Oleh karena itu, ia melanjutkan, kebijakan ekonomi Indonesia dalam menyikapi dampak rambatan konflik Timur Tengah pun akan tetap terukur demi menjaga kepercayaan pasar dan publik. Meskipun sudah menghitung skenario terburuk, pemerintah masih memilih untuk memantau situasi.
”Kita amankan skenario terburuknya, tetapi untuk saat ini kita tidak bermain dulu sampai ke situ,” katanya.
Skenario terburuk yang dimaksud salah satunya adalah rencana pemerintah untuk mengalibrasi ulang kebijakan anggaran subsidi energi jika harga minyak mentah dunia melonjak akibat eskalasi konflik Timur Tengah.
Awal pekan ini, pemerintah sempat mengumumkan rencana untuk mengevaluasi ulang kebijakan subsidi energi, tetapi masih menunggu perkembangan situasi di Timur Tengah.
Berdasarkan perhitungan Kementerian ESDM, skenario terburuk itu bisa terjadi jika konflik Timur Tengah mendorong kenaikan harga minyak mentah Indonesia (ICP) sampai menyentuh 100-110 dollar AS per barel atau jauh di atas asumsi APBN 2024 sebesar 82 dollar AS per barel.
Jika ini terjadi, subsidi energi akan membengkak menjadi Rp 356,14 triliun-Rp 404,21 triliun dari anggaran subsidi energi saat ini senilai Rp 244,18 triliun.
Kepala Ekonom Bank Permata Josua Pardede memperkirakan, ketidakpastian ekonomi global akibat konflik di Timur Tengah masih akan berlanjut sampai pekan depan akibat reaksi ketidakpastian di pasar keuangan dan komoditas.
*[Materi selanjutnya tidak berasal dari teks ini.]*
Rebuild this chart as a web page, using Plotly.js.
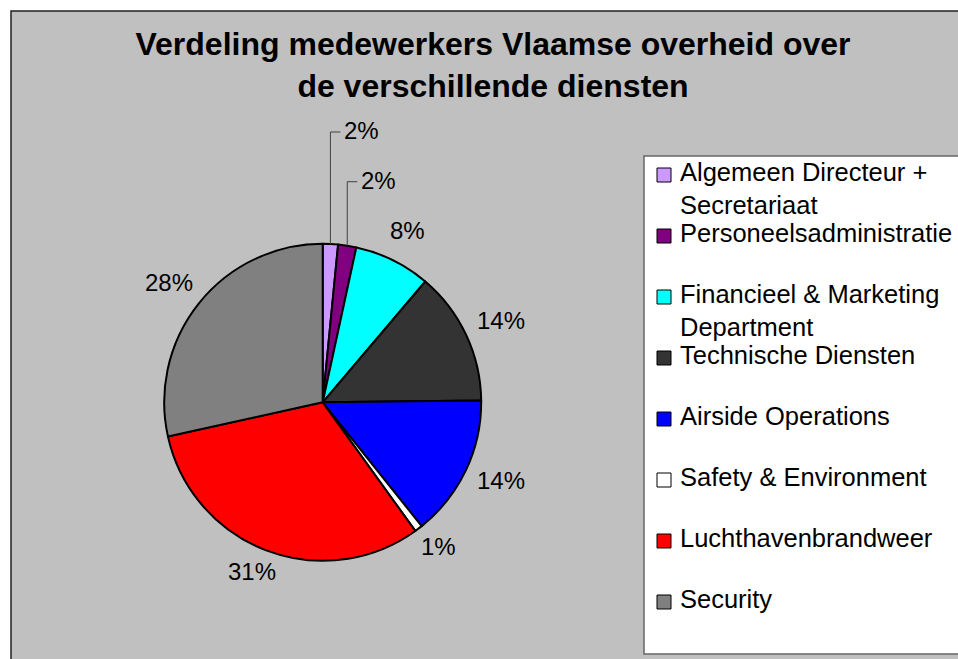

Ia memperkirakan, pekan depan rupiah masih berpotensi bergerak di kisaran Rp 16.100-Rp 16.350 per dollar AS.
Pelemahan rupiah yang terus berlanjut dan harga minyak dunia yang masih bergejolak itu bisa berdampak pada negara pengimpor minyak seperti Indonesia. Kondisi fiskal bisa tertekan mengingat APBN bertindak sebagai peredam guncangan di dalam negeri melalui subsidi dan kompensasi energi.
Namun, Josua juga menilai, fundamental ekonomi Indonesia saat ini masih cenderung stabil meskipun terjadi gejolak sesaat di pasar keuangan.
”Mengingat yang terjadi saat ini adalah gejolak eksternal dan mempertimbangkan fundamental ekonomi Indonesia cenderung solid, pemerintah memang tidak perlu reaktif merespons meningkatnya ketegangan geopolitik di Timur Tengah,” kata Josua.